THIS week ubu has called on NHS trusts to break down their institutional barriers of suspicion and work with quality private sector organisations to deliver better care for people on tight budgets.
Dorothy Jarvis Lee said that some outdated prejudices within certain parts of the NHS had to go, and accepting that private providers have proved they operate as efficiently and efficiently as the public sector if not more so, was essential for real progress.
Mrs Jarvis Lee was speaking after Simon Steven, Chief Executive of NHS England, launched NHS Forward integrating GPs, hospitals, mental health and community care in 29 pilots around the UK to improve care and efficiency.
She warned that the new NHS programme could fall apart unless they cast aside their prejudices and partner with organisations such as ubu acknowledging they actually deliver better results for patients.
“ubu has been working with vulnerable adults for more than 30 years tackling some of the most complex cases of which the NHS had washed its hands. Not only have we improved the lives of more than 500 people we serve but we have delivered a value premium for society by doing it at a fraction of the cost of the public sector.
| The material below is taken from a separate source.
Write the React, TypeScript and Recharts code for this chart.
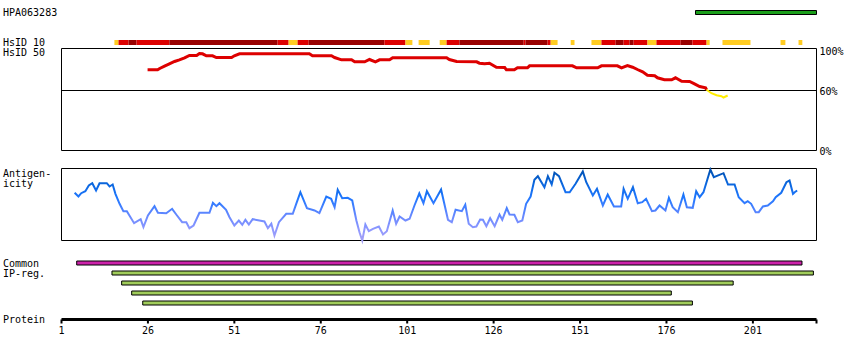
import React from "react";
import {
  LineChart,
  BarChart,
  Line,
  Bar,
  Cell,
  XAxis,
  YAxis,
  ReferenceArea,
  ReferenceLine,
} from "recharts";

// residue axis
const X_DOMAIN: [number, number] = [1, 219.4];
const proteinTicks = [1, 26, 51, 76, 101, 126, 151, 176, 201, 219.4];

// antigen (PrEST) position
const antigenRegion = [184.4, 219.4];

// HsID 10 identity blocks: [start, end, level]
const hsid10Segments: [number, number, string][] = [
  [16.3, 17.5, "low"], [17.5, 20.4, "mid"], [20.4, 22.7, "high"], [22.7, 32.2, "mid"],
  [32.2, 63.5, "high"], [63.5, 66.7, "mid"], [66.7, 69.3, "low"], [69.3, 72.5, "mid"],
  [72.5, 94.4, "high"], [94.4, 100.5, "mid"], [100.5, 102.5, "low"], [104.3, 107.5, "low"],
  [110.4, 112.4, "low"], [112.4, 116.1, "mid"], [116.1, 134.7, "high"], [134.7, 135.2, "mid"],
  [135.2, 141.6, "high"], [141.6, 142.5, "mid"], [142.5, 144.5, "low"], [148.3, 149.4, "low"],
  [154.3, 157.2, "low"], [157.2, 161.3, "mid"], [161.3, 163.6, "high"], [163.6, 165.3, "mid"],
  [165.3, 166.5, "high"], [166.5, 170.5, "mid"], [170.5, 173.1, "low"], [173.1, 180.1, "mid"],
  [180.1, 183.5, "high"], [183.5, 187.6, "mid"], [187.6, 188.5, "low"], [192.2, 200.3, "low"],
  [209.0, 210.4, "low"], [214.2, 215.3, "low"],
];
const levelColor: Record<string, string> = { low: "#ffcc22", mid: "#dd0000", high: "#990000" };

// HsID 50 sliding identity (%)
const hsid50Above = [
  [25.9, 80.7], [28.8, 80.7], [29.4, 82], [30.8, 84.3], [32.2, 86.7], [33.7, 89], [35.1, 90.7],
  [36.6, 92.7], [38.0, 95], [40.1, 95], [40.9, 97], [41.8, 96.7], [42.9, 94.7], [44.7, 94.7],
  [45.8, 93], [50.2, 93], [51.0, 94.7], [52.5, 96.7], [72.7, 96.7], [73.6, 94.7], [79.1, 94.7],
  [80.0, 93], [82.0, 90.7], [84.9, 90.7], [85.8, 88.7], [88.7, 88.7], [90.1, 91], [91.8, 88.7],
  [93.0, 90.7], [95.9, 90.7], [96.8, 92.7], [112.4, 92.7], [113.2, 91], [115.3, 89], [121.1, 88.7],
  [121.9, 87.3], [123.4, 86.7], [124.8, 87.3], [126.8, 83.3], [129.2, 83], [129.7, 80.7],
  [132.0, 80.7], [132.9, 82.7], [135.8, 82.7], [136.4, 84.7], [148.8, 84.7], [150.0, 82.7],
  [156.1, 82.7], [157.2, 84.7], [161.8, 84.7], [163.0, 82.7], [164.7, 85], [166.2, 83.3],
  [167.6, 81], [169.1, 78.7], [170.5, 75.3], [172.6, 74.7], [173.4, 72.7], [175.4, 70.7],
  [177.5, 70.7], [178.6, 72.7], [180.4, 69.3], [182.7, 69], [184.1, 66.7], [185.6, 64],
  [187.3, 62.7], [187.6, 60.7],
];
const hsid50Below = [
  [187.6, 60.7], [189.0, 57.3], [190.5, 55.3], [191.9, 54.3], [192.5, 53], [193.7, 55],
];
const HSID50_MAX = 102;

// antigenicity score (0 = panel floor)
const antigenicity = [
  [4.8, 47.7], [5.9, 44], [6.7, 47.3], [7.9, 49.3], [8.9, 55], [9.9, 57.3], [11.0, 50], [12.0, 57.3],
  [14.1, 57.3], [14.9, 54], [15.8, 56], [16.6, 46.7], [17.8, 36.7], [18.9, 29.3], [19.9, 29.3],
  [22.0, 17.3], [23.9, 21.3], [24.7, 13.3], [26.0, 25], [27.9, 34.3], [28.9, 27.7], [31.3, 27.3],
  [33.0, 31.7], [34.2, 26], [35.9, 18.3], [37.1, 18.3], [38.0, 12.3], [39.2, 15], [40.9, 27.7],
  [43.8, 27.7], [44.8, 37.7], [45.8, 34.3], [46.7, 37.3], [48.6, 30.7], [49.6, 23.3], [51.0, 15],
  [52.3, 20], [53.3, 15.7], [54.2, 20.7], [55.2, 16], [56.3, 21.3], [59.7, 19], [60.7, 12.3],
  [61.7, 16.7], [62.6, 5], [63.9, 18.3], [66.0, 26.7], [67.9, 26.7], [68.9, 36.7], [70.1, 48.3],
  [72.0, 32.3], [74.2, 30], [75.6, 27.3], [77.6, 44], [79.0, 41.7], [80.0, 33.3], [80.9, 50.7],
  [82.2, 42.3], [83.8, 42.7], [85.1, 40], [86.3, 20], [87.2, 8.3], [88.0, 0], [88.9, 16],
  [89.9, 9.3], [91.1, 11.7], [92.8, 14], [94.0, 6], [95.1, 9.3], [96.8, 30], [97.8, 16.7],
  [98.8, 24], [100.5, 20], [101.7, 21.7], [103.1, 35], [104.5, 47.2], [105.7, 37.3], [106.7, 49.3],
  [108.6, 37.3], [110.8, 51], [112.8, 20.7], [113.9, 18.3], [115.0, 30.7], [116.8, 29.3],
  [117.8, 35.7], [118.8, 16.7], [120.0, 13.3], [121.0, 14], [122.1, 21], [122.9, 20.7],
  [123.9, 14.3], [125.0, 22.3], [126.3, 14.3], [127.7, 26], [128.5, 20.7], [129.8, 32.3],
  [130.6, 26], [132.0, 25.7], [133.0, 18.3], [134.3, 20], [135.4, 36.7], [136.7, 44], [137.8, 60.7],
  [138.8, 64.3], [140.7, 53.3], [141.7, 64.3], [142.8, 56], [143.6, 67.7], [144.9, 64.3],
  [146.8, 48.3], [148.0, 48.3], [149.7, 56.7], [151.8, 69], [152.8, 58.3], [154.7, 45],
  [155.9, 51.7], [157.6, 35], [159.0, 46], [160.8, 34], [162.9, 34], [163.6, 51.7], [164.8, 41.7],
  [166.3, 53.3], [167.7, 37.3], [169.0, 38.3], [170.1, 41.7], [171.8, 29.3], [172.8, 30],
  [174.0, 35], [175.7, 30], [176.7, 42.7], [177.8, 33.3], [179.3, 28.3], [180.9, 46], [181.9, 33.3],
  [183.6, 32.7], [184.6, 49.3], [185.6, 43.3], [186.7, 48.3], [188.7, 71], [189.7, 63.3],
  [192.5, 67.3], [193.8, 56], [195.7, 56], [196.9, 43.3], [198.6, 37.3], [199.5, 39.3],
  [200.5, 36.7], [201.8, 28.3], [202.7, 28.3], [203.9, 34], [205.3, 35], [206.8, 39.3],
  [207.6, 43.3], [209.2, 47.7], [210.7, 58.3], [211.6, 60], [212.6, 46.7], [213.1, 48.3],
  [213.8, 50],
];
const ANT_MAX = 72;

// interpro regions
const ipRegions = [
  { name: "common", range: [5.4, 215.2], color: "#cc22aa" },
  { name: "ip1", range: [15.6, 218.5], color: "#a0cc5a" },
  { name: "ip2", range: [18.4, 195.3], color: "#a0cc5a" },
  { name: "ip3", range: [21.3, 177.4], color: "#a0cc5a" },
  { name: "ip4", range: [24.5, 183.5], color: "#a0cc5a" },
];

const FONT = "DejaVu Sans Mono";
const W = 850;
const SIDE = { left: 61.5, right: 33.5 };

const toPts = (arr: number[][]) => arr.map(([r, v]) => ({ r, v }));
// anchor rows so the hidden axes have something to work with
const anchors = X_DOMAIN.map((r) => ({ r, v: 0 }));

function Box({ top, height, children }: { top: number; height: number; children: React.ReactNode }) {
  return <div style={{ position: "absolute", left: 0, top, width: W, height }}>{children}</div>;
}

export default function App() {
  const labels = [
    { t: "HPA063283", y: 16 },
    { t: "HsID 10", y: 46 },
    { t: "HsID 50", y: 56 },
    { t: "Antigen-", y: 176.5 },
    { t: "icity", y: 187 },
    { t: "Common", y: 266.5 },
    { t: "IP-reg.", y: 276.5 },
    { t: "Protein", y: 323 },
  ];

  return (
    <div style={{ position: "absolute", left: 0, top: 0, width: W, height: 360, background: "#fff" }}>
      <svg style={{ position: "absolute", left: 0, top: 0 }} width={W} height={360}>
        {labels.map((l) => (
          <text key={l.t} x={3} y={l.y} fontFamily={FONT} fontSize={10} fill="#000">
            {l.t}
          </text>
        ))}
      </svg>

      {/* antigen bar */}
      <Box top={0} height={25}>
        <LineChart width={W} height={25} data={anchors} margin={{ top: 10.5, bottom: 10.5, ...SIDE }}>
          <XAxis type="number" dataKey="r" domain={X_DOMAIN} hide />
          <YAxis domain={[0, 1]} hide />
          <ReferenceArea x1={antigenRegion[0]} x2={antigenRegion[1]} y1={0} y2={1} fill="#1a9e1a" fillOpacity={1} stroke="#000" strokeWidth={1} ifOverflow="visible" />
          <Line dataKey="v" stroke="none" dot={false} isAnimationActive={false} />
        </LineChart>
      </Box>

      {/* HsID 10 */}
      <Box top={30} height={25}>
        <LineChart width={W} height={25} data={anchors} margin={{ top: 10, bottom: 10, ...SIDE }}>
          <XAxis type="number" dataKey="r" domain={X_DOMAIN} hide />
          <YAxis domain={[0, 1]} hide />
          {hsid10Segments.map(([a, b, lv], i) => (
            <ReferenceArea key={i} x1={a} x2={b} y1={0} y2={1} fill={levelColor[lv]} fillOpacity={1} stroke="none" ifOverflow="visible" />
          ))}
          <Line dataKey="v" stroke="none" dot={false} isAnimationActive={false} />
        </LineChart>
      </Box>

      {/* HsID 50 */}
      <Box top={0} height={160}>
        <LineChart width={W} height={160} data={anchors} margin={{ top: 48.5, bottom: 9.5, left: SIDE.left, right: 0 }}>
          <XAxis type="number" dataKey="r" domain={X_DOMAIN} hide allowDataOverflow />
          <YAxis
            orientation="right"
            width={SIDE.right}
            domain={[0, HSID50_MAX]}
            ticks={[0, 60, 100]}
            tickFormatter={(v) => `${v}%`}
            axisLine={false}
            tickLine={false}
            tickSize={0}
            tickMargin={3}
            tick={{ fontFamily: FONT, fontSize: 10, fill: "#000", dy: 1 }}
          />
          <ReferenceArea x1={X_DOMAIN[0]} x2={X_DOMAIN[1]} y1={0} y2={HSID50_MAX} fill="none" stroke="#000" strokeWidth={1} />
          <ReferenceLine y={60} stroke="#000" strokeWidth={1} />
          <Line data={toPts(hsid50Above)} dataKey="v" type="linear" stroke="#dd0000" strokeWidth={3} dot={false} isAnimationActive={false} />
          <Line data={toPts(hsid50Below)} dataKey="v" type="linear" stroke="#ffee00" strokeWidth={2} dot={false} isAnimationActive={false} />
        </LineChart>
      </Box>

      {/* Antigenicity */}
      <Box top={160} height={90}>
        <LineChart width={W} height={90} data={toPts(antigenicity)} margin={{ top: 8.5, bottom: 9.5, ...SIDE }}>
          <defs>
            <linearGradient id="antGrad" x1="0" y1="0" x2="0" y2="1">
              <stop offset="0%" stopColor="#0050b0" />
              <stop offset="20%" stopColor="#0a66dd" />
              <stop offset="40%" stopColor="#1f77ff" />
              <stop offset="65%" stopColor="#6688ff" />
              <stop offset="85%" stopColor="#9099ff" />
              <stop offset="100%" stopColor="#a39ff5" />
            </linearGradient>
          </defs>
          <XAxis type="number" dataKey="r" domain={X_DOMAIN} hide />
          <YAxis domain={[0, ANT_MAX]} hide />
          <ReferenceArea x1={X_DOMAIN[0]} x2={X_DOMAIN[1]} y1={0} y2={ANT_MAX} fill="none" stroke="#000" strokeWidth={1} />
          <Line dataKey="v" type="linear" stroke="url(#antGrad)" strokeWidth={2} dot={false} isAnimationActive={false} />
        </LineChart>
      </Box>

      {/* IP regions */}
      <Box top={257.5} height={50}>
        <BarChart width={W} height={50} layout="vertical" data={ipRegions} margin={{ top: 0, bottom: 0, ...SIDE }}>
          <XAxis type="number" domain={X_DOMAIN} hide />
          <YAxis type="category" dataKey="name" hide />
          <Bar dataKey="range" barSize={4} stroke="#000" strokeWidth={1} isAnimationActive={false}>
            {ipRegions.map((d) => (
              <Cell key={d.name} fill={d.color} />
            ))}
          </Bar>
        </BarChart>
      </Box>

      {/* protein axis */}
      <Box top={280} height={60}>
        <LineChart width={W} height={60} data={proteinTicks.map((r) => ({ r, v: 0 }))} margin={{ top: 0, bottom: 0, ...SIDE }}>
          <XAxis
            type="number"
            dataKey="r"
            domain={X_DOMAIN}
            ticks={proteinTicks}
            interval={0}
            height={20.5}
            tickFormatter={(v) => (v > 210 ? "" : String(v))}
            axisLine={{ stroke: "#000", strokeWidth: 3 }}
            tickLine={{ stroke: "#000", strokeWidth: 2 }}
            tickSize={4}
            tickMargin={3.5}
            tick={{ fontFamily: FONT, fontSize: 10, fill: "#000" }}
          />
          <YAxis domain={[0, 1]} hide />
        </LineChart>
      </Box>
    </div>
  );
}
“ubu has done that by innovative practice that is light-years ahead of many others, adopting therapies and programmes that are only now becoming acceptable to the mainstream. For example, we were one of the first companies in the UK to utilise pet therapy; now dogs are commonly seen in care homes and hospitals. Similarly, we have led independent living for the people we serve – again many others now aspire to that standard.
“ubu has been working closely with some NHS Trusts very successfully for the benefit of the people we serve for many years. But that has not been a universal experience. In some areas, ubu’s progress has being hampered by outdated beliefs that the private sector is expensive and for the privileged few.
“It isn’t. Not only is it not exclusive, but ubu is totally inclusive. For too long the prevailing attitude has been to throw more money at the NHS and keep out innovation from the private sector. That has to change.
“If care is going to improve within the limitations of NHS budgets, then some within the public sector have to accept that not only are hospitals not the best place for care, but often neither is the NHS.
“ubu has proven and continues to prove its leading-edge innovation significantly improves vulnerable people’s lives.”